Telenipara is a census town in Barrackpore II CD Block in Barrackpore subdivision of North 24 Parganas district in the state of West Bengal, India.

==Geography==

===Location===
Babanpur, Jafarpur, Mohanpur and Telenipara form a cluster of census towns around Barrackpore.

96% of the population of Barrackpore subdivision (partly presented in the map alongside) live in urban areas. In 2011, it had a density of population of 10,967 per km^{2}. The subdivision has 16 municipalities and 24 census towns.
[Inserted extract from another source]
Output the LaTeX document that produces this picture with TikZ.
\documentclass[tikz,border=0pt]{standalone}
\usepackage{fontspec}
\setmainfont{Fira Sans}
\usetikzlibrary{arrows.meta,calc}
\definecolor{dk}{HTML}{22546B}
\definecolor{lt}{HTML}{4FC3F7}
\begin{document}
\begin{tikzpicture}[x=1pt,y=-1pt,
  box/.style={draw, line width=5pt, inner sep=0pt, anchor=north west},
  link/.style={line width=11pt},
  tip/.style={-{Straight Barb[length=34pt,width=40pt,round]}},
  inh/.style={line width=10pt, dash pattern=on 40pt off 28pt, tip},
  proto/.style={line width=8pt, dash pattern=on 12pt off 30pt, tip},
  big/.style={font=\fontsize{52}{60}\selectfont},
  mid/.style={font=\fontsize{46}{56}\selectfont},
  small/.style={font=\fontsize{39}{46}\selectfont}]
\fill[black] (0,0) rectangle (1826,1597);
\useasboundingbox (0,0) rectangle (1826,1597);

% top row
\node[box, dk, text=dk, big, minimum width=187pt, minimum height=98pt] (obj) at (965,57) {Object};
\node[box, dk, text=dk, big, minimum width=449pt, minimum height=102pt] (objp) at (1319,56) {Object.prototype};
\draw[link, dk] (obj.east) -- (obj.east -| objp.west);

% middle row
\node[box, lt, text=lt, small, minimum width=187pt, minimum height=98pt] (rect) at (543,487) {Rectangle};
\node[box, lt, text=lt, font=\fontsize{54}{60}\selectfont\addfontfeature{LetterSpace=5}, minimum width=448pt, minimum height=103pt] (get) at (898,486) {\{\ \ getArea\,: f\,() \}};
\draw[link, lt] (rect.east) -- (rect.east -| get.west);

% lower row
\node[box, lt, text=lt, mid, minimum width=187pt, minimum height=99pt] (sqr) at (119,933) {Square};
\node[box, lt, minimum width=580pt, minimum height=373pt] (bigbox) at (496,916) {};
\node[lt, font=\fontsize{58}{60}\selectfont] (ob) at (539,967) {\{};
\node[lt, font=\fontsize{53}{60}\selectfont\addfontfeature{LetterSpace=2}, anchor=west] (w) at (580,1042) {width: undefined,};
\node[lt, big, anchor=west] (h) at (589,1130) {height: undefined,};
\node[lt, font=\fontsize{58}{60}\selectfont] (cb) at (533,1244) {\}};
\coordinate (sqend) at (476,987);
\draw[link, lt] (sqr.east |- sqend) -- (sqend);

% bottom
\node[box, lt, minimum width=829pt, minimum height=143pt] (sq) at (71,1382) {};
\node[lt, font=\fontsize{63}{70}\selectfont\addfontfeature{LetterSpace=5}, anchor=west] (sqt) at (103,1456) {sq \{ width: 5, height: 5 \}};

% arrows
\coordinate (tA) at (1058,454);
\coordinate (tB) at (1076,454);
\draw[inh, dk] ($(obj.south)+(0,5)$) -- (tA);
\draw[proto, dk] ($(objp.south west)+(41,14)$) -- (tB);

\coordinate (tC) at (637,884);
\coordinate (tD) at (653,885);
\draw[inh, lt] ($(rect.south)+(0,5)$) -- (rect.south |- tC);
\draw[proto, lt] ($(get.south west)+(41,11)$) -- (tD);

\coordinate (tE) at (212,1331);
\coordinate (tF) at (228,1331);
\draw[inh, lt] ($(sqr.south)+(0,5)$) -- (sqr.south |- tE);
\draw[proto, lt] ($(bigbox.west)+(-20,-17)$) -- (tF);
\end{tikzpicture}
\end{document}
For most of the cities/ towns information regarding density of population is available in the Infobox. Population data is not available for neighbourhoods. It is available for the entire Municipal area and thereafter ward-wise.
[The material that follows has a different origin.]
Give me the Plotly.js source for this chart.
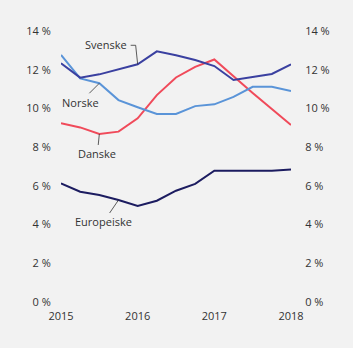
<!DOCTYPE html>
<html>
<head>
<meta charset="utf-8">
<script src="https://cdn.plot.ly/plotly-3.0.1.min.js"></script>
<style>html,body{margin:0;padding:0;background:#f2f2f2;}#chart{width:353px;height:348px;}</style>
</head>
<body>
<div id="chart"></div>
<script>
const dates = [2015, 2015.25, 2015.5, 2015.75, 2016, 2016.25, 2016.5, 2016.75, 2017, 2017.25, 2017.5, 2017.75, 2018];
const svenske = [12.33, 11.59, 11.76, 12.03, 12.28, 12.95, 12.75, 12.5, 12.19, 11.47, 11.62, 11.78, 12.28];
const norske = [12.76, 11.55, 11.3, 10.43, 10.06, 9.71, 9.71, 10.12, 10.21, 10.6, 11.12, 11.12, 10.9];
const danske = [9.23, 9.02, 8.68, 8.8, 9.49, 10.69, 11.6, 12.15, 12.53, 11.64, 10.8, 9.97, 9.14];
const europeiske = [6.13, 5.7, 5.53, 5.27, 4.96, 5.23, 5.75, 6.1, 6.78, 6.78, 6.78, 6.78, 6.85];
const yTicks = [0, 2, 4, 6, 8, 10, 12, 14];
const yTickText = yTicks.map(v => v + ' %');
const xTicks = [2015, 2016, 2017, 2018];

const font = {family: 'Open Sans, sans-serif', size: 11, color: '#333'};
function line(y, color, name) {
  return {x: dates, y: y, type: 'scatter', mode: 'lines', name: name,
    line: {color: color, width: 2}, hoverinfo: 'none'};
}
const data = [
  line(europeiske, '#1c1c60', 'Europeiske'),
  line(danske, '#f04a5a', 'Danske'),
  line(norske, '#5a94d8', 'Norske'),
  line(svenske, '#3a40a0', 'Svenske'),
  {x: [dates[0]], y: [0], yaxis: 'y2', type: 'scatter', mode: 'markers', marker: {opacity: 0}, showlegend: false, hoverinfo: 'none'}
];
function ann(text, i, series, ax, ay, arrow) {
  return {x: dates[i], y: series[i], xref: 'x', yref: 'y', text: text, showarrow: arrow,
    arrowhead: 0, arrowwidth: 0.8, arrowcolor: '#333', ax: ax, ay: ay, standoff: 0,
    xanchor: arrow ? 'auto' : 'right',
    font: {family: 'Open Sans, sans-serif', size: 11, color: '#333'}};
}
const layout = {
  width: 353, height: 348,
  paper_bgcolor: '#f2f2f2', plot_bgcolor: '#f2f2f2',
  margin: {l: 61, r: 62, t: 31, b: 46},
  showlegend: false,
  font: font,
  xaxis: {range: [2015, 2018], tickvals: xTicks, ticktext: xTicks.map(String),
    showgrid: false, zeroline: false, showline: false, ticks: 'outside', ticklen: 4, tickcolor: 'rgba(0,0,0,0)', tickfont: font},
  yaxis: {range: [0, 14], tickvals: yTicks, ticktext: yTickText, showgrid: false, zeroline: false,
    showline: false, ticks: 'outside', ticklen: 7, tickcolor: 'rgba(0,0,0,0)', tickfont: font},
  yaxis2: {range: [0, 14], tickvals: yTicks, ticktext: yTickText, overlaying: 'y', side: 'right',
    showgrid: false, zeroline: false, showline: false, ticks: 'outside', ticklen: 11, tickcolor: 'rgba(0,0,0,0)', tickfont: font},
  shapes: [
    {type: 'path', xref: 'x', yref: 'y', xsizemode: 'pixel', ysizemode: 'pixel',
      xanchor: dates[4], yanchor: svenske[4], path: 'M0,0 L-2,19 L-7,19',
      line: {color: '#333', width: 0.8}}
  ],
  annotations: [
    {x: dates[4], y: svenske[4], xref: 'x', yref: 'y', text: 'Svenske', showarrow: true,
      arrowcolor: 'rgba(0,0,0,0)', ax: -32, ay: -20,
      font: {family: 'Open Sans, sans-serif', size: 11, color: '#333'}},
    ann('Norske', 2, norske, -19, 19, true),
    ann('Danske', 2, danske, -2, 20, true),
    ann('Europeiske', 3, europeiske, -15, 22, true)
  ]
};
Plotly.newPlot('chart', data, layout, {staticPlot: true});
</script>
</body>
</html>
All places marked on the map are linked in the full-screen map.

===Police station===
Khardaha police station under Barrackpore Police Commissionerate has jurisdiction over Khardaha Municipal area and Barrackpore II CD Block.

===Post Office===
Sewli Teilinipara has a delivery sub post office, with PIN 700121 in the North Presidency Division of North 24 Parganas district in Calcutta region. Other post offices with the same PIN are Nilganj Bazaar, Beraberia and Suryapur.

==Demographics==
As per the 2011 Census of India, Telenipara had a total population of 17,781, of which 9,124 (51%) were males and 8,657 (49%) were females. Population below 6 years was 1,714. The total number of literates in Telenipara was 13,813 (85.97% of the population over 6 years).

==Infrastructure==
As per the District Census Handbook 2011, Telenipara covered an area of 7.8086 km^{2}. Amongst the medical facilities it had were 5 medicine shops, Amongst the educational facilities it had were 11 primary schools, 5 middle schools, 5 secondary schools and 4 senior secondary schools. The nearest degree college was available 4 km away at Barrackpore.

==Transport==
Telenipara is located on the Barrackpore-Barasat Road (part of State Highway 2).

===Bus===
====Private Bus====
- 81 Barasat - Barrackpore Fishery Gate
- 81/1 Barasat - Rajchandrapur

====WBTC Bus====
- C29 Barasat - Barrackpore Court
- E32 Nilganj - Howrah Station
- S11 Nilganj - Esplanade
- S34B Barasat State University - Barrackpore Court
- AC10 Nilganj - Howrah Station

===Train===
The nearest railway stations are Barasat Junction railway station on the Sealdah-Bangaon line and Barrackpore railway station on the Sealdah-Ranaghat line.

==Education==
P.N. Das College at Palta is located nearby.